Le CNPF, pour le désamorcer, offrira à la CGC le cadeau dont elle rêvait depuis l'époque d'André Malterre : un statut de l'encadrement. Signé par tous les syndicats, y compris la CGT, l'accord du 25 avril adopte une définition large du mot encadrement : « d'une part les ingénieurs et cadres et, d'autre part, les salariés, tels les agents de maîtrise, les techniciens et les VRP, dont la compétence, la qualification et les responsabilités le justifient, selon des critères déterminés au sein de chaque branche professionnelle ».

Le gouvernement, de son côté, alerté par le reflux des voix des cadres sur les candidats de l'opposition aux municipales, élabore quelques projets ciblés sur les cols blancs, notamment des aides spécifiques à la création d'entreprise et l'institution de l'année sabbatique. Avec quelques résultats : jusque-là très virulente, la CGC, à la veille des vacances, appelle toutes les catégories à une « trêve sociale ». Accalmie passagère. La présentation, à l'automne, du budget 1984, où figure une surtaxe de 5 % sur les revenus supérieurs à 20 000 F, va rallumer la colère des cadres. À Paris, une nouvelle manifestation organisée le 3 octobre par la CGC, presque un an après celle de l'automne 1982, réunit plus du double de participants. Elle se poursuit par une journée d'action en province, le 5 octobre. Les slogans sont très politiques. Autre fait nouveau : aux cadres se mêlent cette fois des étudiants contestataires ou des médecins protestataires. L'année 1983 a bel et bien ressoudé le front des classes moyennes.

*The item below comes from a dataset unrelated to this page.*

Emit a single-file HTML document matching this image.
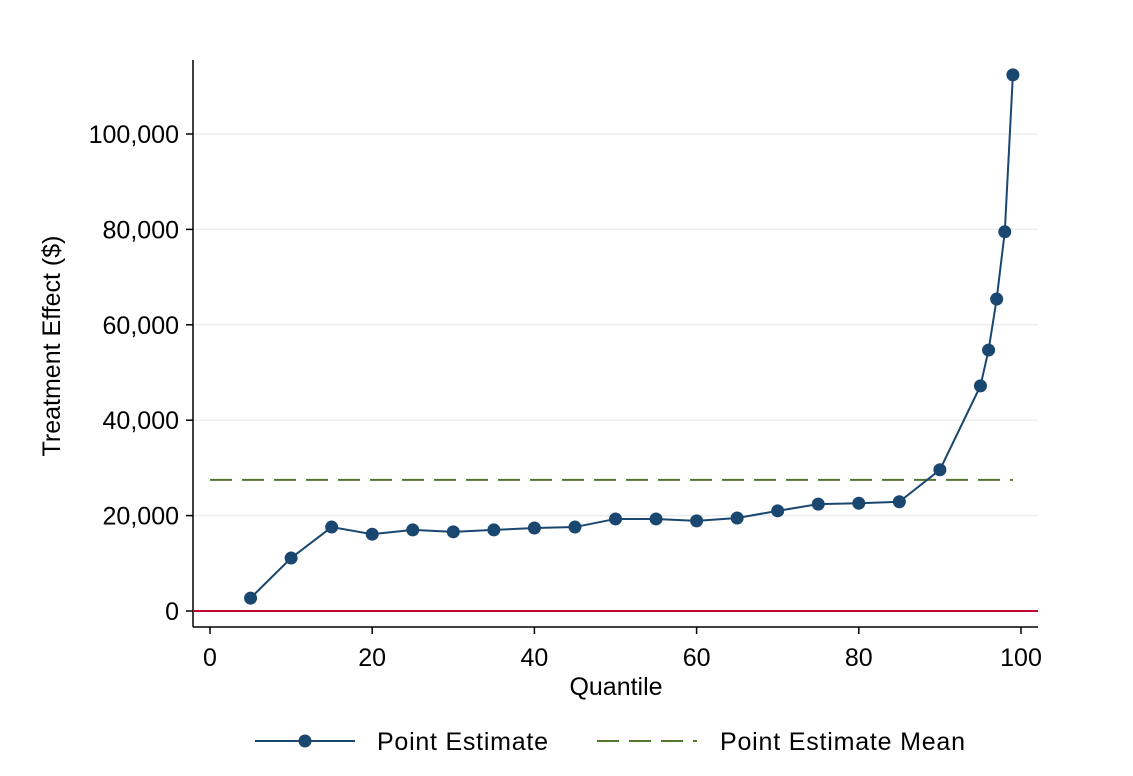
<!DOCTYPE html>
<html><head><meta charset="utf-8"><style>
body{margin:0;background:#fff;font-family:"Liberation Sans",sans-serif}
</style></head><body>
<svg width="1133" height="771" font-family="Liberation Sans, sans-serif">
<rect width="1133" height="771" fill="#fff"/>
<g id="grid"></g>
<g id="axes"></g>
<g id="marks"></g>
<text x="616" y="695" font-size="25" text-anchor="middle">Quantile</text>
<text transform="translate(60,346) rotate(-90)" font-size="25" text-anchor="middle">Treatment Effect ($)</text>
<g>
<g>
<line x1="255" y1="741" x2="355" y2="741" stroke="#1a476f" stroke-width="2"/>
<circle cx="305" cy="741" r="6.5" fill="#1a476f"/>
<text x="377" y="750" font-size="25" textLength="171">Point Estimate</text></g>
<g>
<line x1="597" y1="741" x2="697" y2="741" stroke="#55752f" stroke-width="2" stroke-dasharray="22,10"/>
<text x="720" y="750" font-size="25" textLength="245">Point Estimate Mean</text></g>
</g>
</svg>
<script>
const quantiles=[5,10,15,20,25,30,35,40,45,50,55,60,65,70,75,80,85,90,95,96,97,98,99];
const estimates=[2700,11100,17600,16100,17000,16600,17000,17400,17600,19300,19300,18900,19500,21000,22400,22600,22900,29600,47200,54700,65400,79500,112400];
const meanValue=27500;
const meanRange=[0,99];
const xTicks=[0,20,40,60,80,100];
const yTicks=[0,20000,40000,60000,80000,100000];
const ns="http://www.w3.org/2000/svg";
const X=v=>210+v*8.11, Y=v=>611-v*0.00477;
function mk(t,a,p){const e=document.createElementNS(ns,t);for(const k in a)e.setAttribute(k,a[k]);p.appendChild(e);return e;}
const grid=document.getElementById('grid'),axes=document.getElementById('axes'),marks=document.getElementById('marks');
yTicks.forEach(v=>{if(v>0){const g=mk('line',{x1:193,x2:1038,y1:Y(v),y2:Y(v),stroke:'#eaeef1','stroke-width':1.5},grid);}
mk('line',{x1:186,x2:193,y1:Y(v),y2:Y(v),stroke:'#000','stroke-width':1.5},axes);
const l=mk('text',{x:179,y:Y(v)+9,'font-size':25,'text-anchor':'end'},axes);l.textContent=v.toLocaleString('en-US');
});
xTicks.forEach(v=>{mk('line',{x1:X(v),x2:X(v),y1:627,y2:634,stroke:'#000','stroke-width':1.5},axes);
const l=mk('text',{x:X(v),y:666,'font-size':25,'text-anchor':'middle'},axes);l.textContent=v;
});
mk('line',{x1:193,x2:193,y1:60,y2:627,stroke:'#000','stroke-width':1.5},axes);
mk('line',{x1:193,x2:1038,y1:627,y2:627,stroke:'#000','stroke-width':1.5},axes);
const z=mk('line',{x1:193,x2:1038,y1:Y(0),y2:Y(0),stroke:'#c10534','stroke-width':2},marks);

const m=mk('line',{x1:X(meanRange[0]),x2:X(meanRange[1]),y1:Y(meanValue),y2:Y(meanValue),stroke:'#55752f','stroke-width':2,'stroke-dasharray':'22,10'},marks);

const p=mk('polyline',{points:quantiles.map((q,i)=>X(q)+','+Y(estimates[i])).join(' '),fill:'none',stroke:'#1a476f','stroke-width':2},marks);

quantiles.forEach((q,i)=>{const c=mk('circle',{cx:X(q),cy:Y(estimates[i]),r:6.5,fill:'#1a476f'},marks);
});
</script>
</body></html>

La « rébellion » des médecins

C'est la présence d'un ministre communiste à la Santé, Jack Ralite, qui aura été à l'origine du premier foyer de propagation. Il a suffi de quelques déclarations maladroites du ministre laissant soupçonner une remise en cause de l'exercice libéral de la médecine, d'une réforme des études médicales péchant par manque de concertation et d'un projet de réorganisation un peu précipité des carrières hospitalières pour mettre l'ensemble du corps médical en état de rébellion. Les facultés entrent en grève le 15 février. Les chefs de clinique enchaînent le 22 mars. La hiérarchie hospitalière suit à son tour le 22 avril. Sachant jouer à merveille des formes modernes de la communication, remarquablement organisés en petits comités d'action très soixante-huitards, les grévistes bénéficieront, tout au long des trois mois de conflit, du soutien affiché de la profession médicale. Car ces abcès de fixation servent de révélateur à un malaise bien plus profond, commun aux 160 000 médecins français.